Another “actually, I don’t think they’ll ban premarital sex.” Since Roe v. Wade, the abortion – gummint complex has murdered 38 million (+) babies. Now without abortion, how would those thousands of eugenicists get paid and how would the incinerator operators get paid for not cremating the mountains of remains. My goodness, the unemployment rate would go up up at least a %.

The problem is you saying it is “…known as Obamacare.” The GOP got their way in allowing the insurance companies to still make billions off our health…or better yest, our lack of it. It should be called GOPcare

“…To their credit, when they could have easily kicked the can down the road and waited until after the election to take the case, they did not.”

Are you kidding me? This GOP laden Supreme Courst are doing this BEFORE the election for political purposes.

Thomas Jefferson was involved in the nation’s first political fight where the limit’s of Congress’s Commerce Clause powers were tested. Using terms like “does not extend” and “exclusively,” Jefferson had clarified the Founder’s intentions for the Commerce Clause, that Congress has no business sticking its big nose into intrastate commerce.
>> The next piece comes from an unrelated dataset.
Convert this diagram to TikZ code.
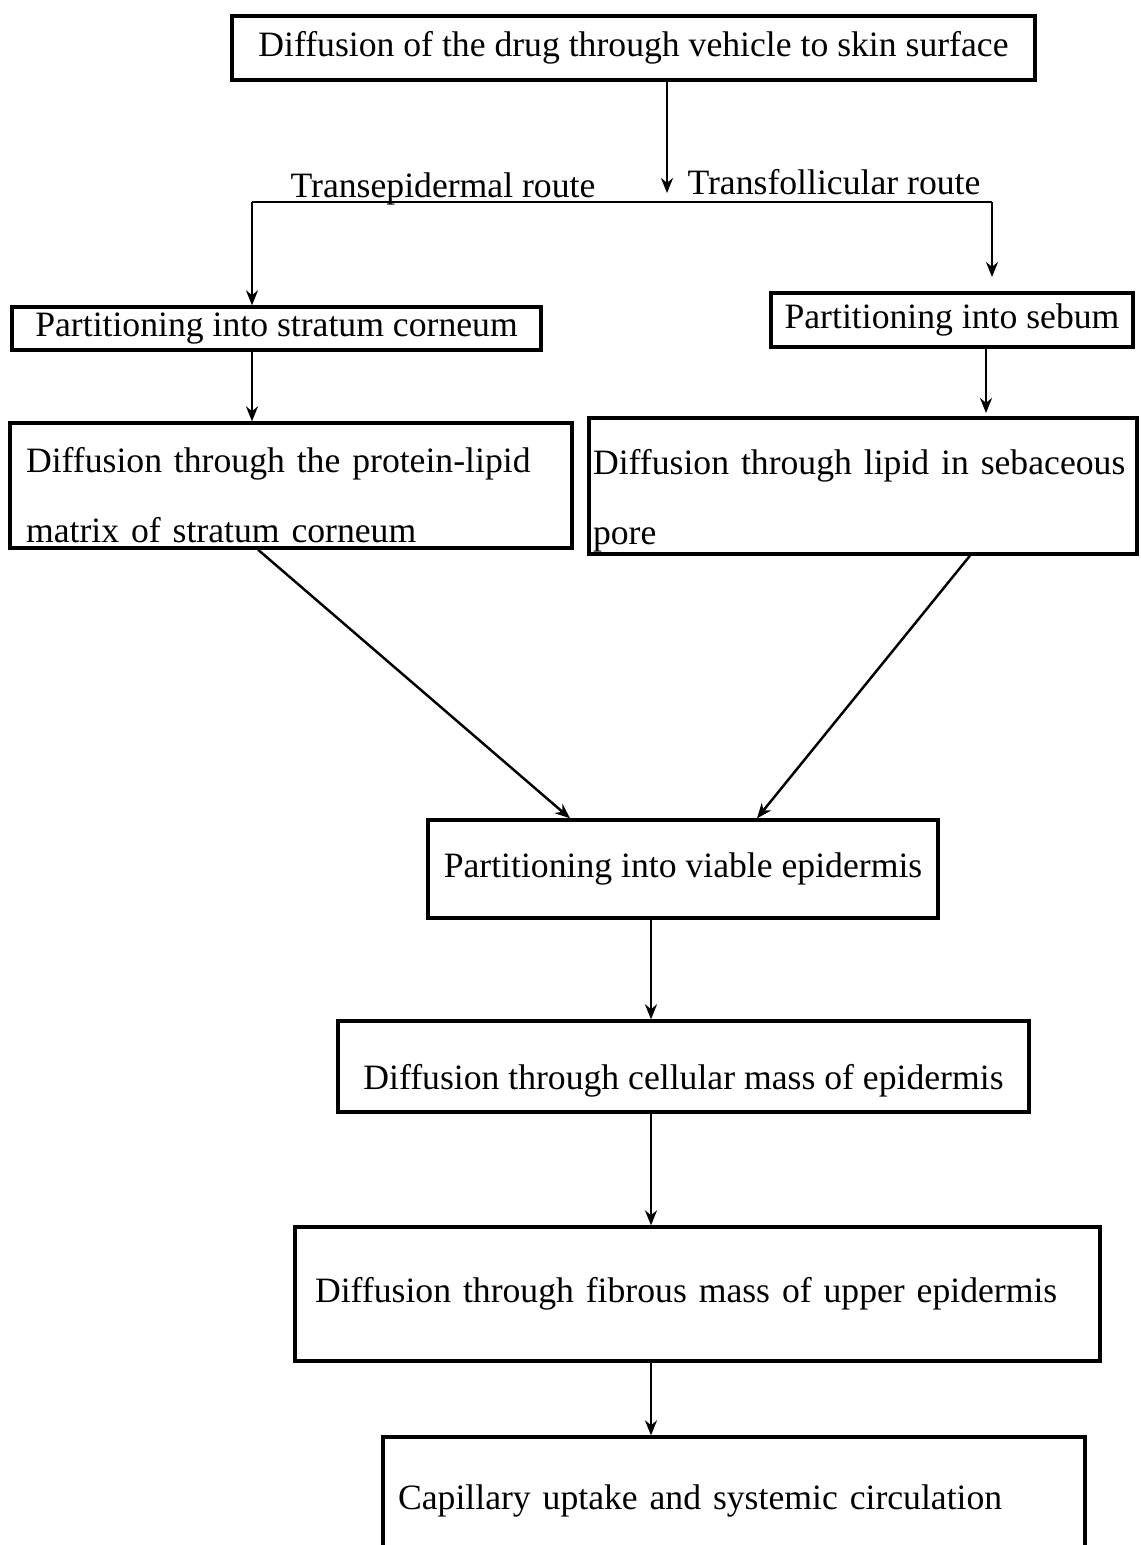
\documentclass[tikz,border=0pt]{standalone}
\usepackage{fontspec}
\setmainfont{Liberation Serif}
\usepackage{tikz}
\usetikzlibrary{shapes,positioning,arrows.meta}
\tikzset{box/.style={rectangle,draw,line width=1.9pt,inner sep=0.3cm,font=\fontsize{20.3}{24}\selectfont}}
\tikzset{route/.style={inner sep=0pt,font=\fontsize{20.3}{24}\selectfont}}

\begin{document}
\begin{tikzpicture}[>={Stealth[length=0.3cm,width=0.24cm]},x=0.02cm,y=-0.02cm,line width=1.4pt]
    \useasboundingbox (0,0) rectangle (1141,1545);
    \node[box,minimum width=16.06cm,minimum height=1.28cm] (top) at (633.5,48) {Diffusion of the drug through vehicle to skin surface};
    \node[box,minimum width=10.58cm,minimum height=0.86cm,inner sep=0.1cm] (stratum) at (276.5,328.5) {Partitioning into stratum corneum};
    \node[box,minimum width=7.24cm,minimum height=1.08cm,inner sep=0.1cm] (sebum) at (952,320) {Partitioning into sebum};
    \node[box,text width=10.6cm,inner xsep=0.32cm,inner ysep=0pt,minimum height=2.5cm,align=left] (lipidmatrix) at (291,485.5) {\rule{0pt}{0.9cm}Diffusion through the protein-lipid\\[0.55cm]matrix of stratum corneum};
    \node[box,text width=10.8cm,inner xsep=0.08cm,inner ysep=0pt,minimum height=2.72cm,align=left] (pore) at (863,486) {\rule{0pt}{1.1cm}Diffusion\ through\ lipid\ in\ sebaceous\\[0.55cm]pore};
    \node[box,minimum width=10.2cm,minimum height=1.96cm] (viable) at (683,869) {Partitioning into viable epidermis};
    \node[box,minimum width=13.82cm,minimum height=1.82cm,text height=30pt,inner ysep=0.1cm] (cellular) at (683.5,1066.5) {Diffusion through cellular mass of epidermis};
    \node[box,text width=15.3cm,inner xsep=0.4cm,minimum height=2.68cm,align=left] (fibrous) at (697.5,1294) {Diffusion through fibrous mass of upper epidermis};
    \node[box,text width=13.44cm,inner xsep=0.3cm,minimum height=2.56cm,align=left] (capillary) at (734,1501) {Capillary uptake and systemic circulation};

    \node[route,anchor=base] (transepi) at (443,197) {Transepidermal route};
    \node[route,anchor=base] (transfoll) at (834,194) {Transfollicular route};

    \coordinate (fork) at (667,193);
    \coordinate (tleft) at (252,202);
    \coordinate (tright) at (992,202);
    \coordinate (sebin) at (992,277);
    \coordinate (poretop) at (986,413);
    \coordinate (spine) at (651,0);

    \draw [->] (top.south -| fork) to (fork);
    \draw [] (tleft) to (tright);
    \draw [->] (tleft) to (stratum.north -| tleft);
    \draw [->] (tright) to (sebin);
    \draw [->] (stratum.south -| tleft) to (lipidmatrix.north -| tleft);
    \draw [->] (sebum.south -| poretop) to (poretop);
    \draw [->] ([xshift=-0.66cm]lipidmatrix.south) to ([xshift=-2.26cm]viable.north);
    \draw [->] ([xshift=2.14cm]pore.south) to ([xshift=1.48cm]viable.north);
    \draw [->] (viable.south -| spine) to (cellular.north -| spine);
    \draw [->] (cellular.south -| spine) to (fibrous.north -| spine);
    \draw [->] (fibrous.south -| spine) to (capillary.north -| spine);
\end{tikzpicture}
\end{document}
“For the power given to Congress by the Constitution does not extend to the internal regulation of the commerce of a State, (that is to say of the commerce between citizen and citizen,) which remain exclusively (emphases added) with its own legislature; but to its external commerce only, that is to say, its commerce with another State, or with foreign nations, or with the Indian tribes.” –Thomas Jefferson, Jefferson’s Opinion on the Constitutionality of a National Bank : 1791.

In fact, where the idea of federal healthcare is concerned, while discussing the Founder’s division of federal and state government powers, Jefferson had noted that the Founder’s had trusted the states, not Congress and the Oval Office, with the care of the people.

“Our citizens have wisely formed themselves into one nation as to others and several States as among themselves. To the united nation belong our external and mutual relations; to each State, severally, the care of our persons (emphasis added), our property, our reputation and religious freedom.” –Thomas Jefferson: To Rhode Island Assembly, 1801.

But more importantly concerning the constitutionality of Obamacare, the USSC has already established the case precedent that Congress has no business interfering with intrastate medical practice.

“Direct control of medical practice in the states is obviously beyond the power of Congress.” –Linder v. United States, 1925.

Sadly the reason that the USSC wrongly decided to allow Congress to overstep its Commerce Clause limits in Wickard v. Filburn is this. Socialist FDR had initially tried to stack the Supreme Court so that the Court would give the green light to legislation inspired by FDR, legislation which established his constitutionally indefensible social spending programs. But Congress disagreed with FDR’s plan to stack the Court, so FDR didn’t get his way.

However, FDR was in office long enough that he was able to establish an activist justice majority who saw things his way. And when the USSC decided Wickard v. Filburn, FDR’s puppet justices wrongly ignored both Jefferson’s clarification of the limits of Congress’s powers with respect to the Commerce Clause, and also previous case precedent which had clarified that Congress has no business interfering with intrastate medical practice.

The bottom line concerning the constitutionality of Obamacare is this. The corrupt Court is wrongly allowing Congress to use the “Necessary and Proper” clause (Article I, Section 8, Clause 18) as an excuse to ignore it’s Article V requirement to petition the states for specific new powers via constitutional amendments. And Congress had been getting away with this because citizens are no longer being taught about Congress’s constitutionally limited powers.

What a mess! :^(

Firstly, premarital sex cannot be banned or regulated due to the right to privacy, established in Griswold v. Connecticut based on the Bill of Rights and the Fourteenth Amendment. Secondly, although I believe the health care mandate is probably unconstitutional, a case can be made that it directly regulates (compels) a form of commerce (i.e. buying health insurance). Premarital sex is not a form of commerce and has no impact on commerce in and of itself.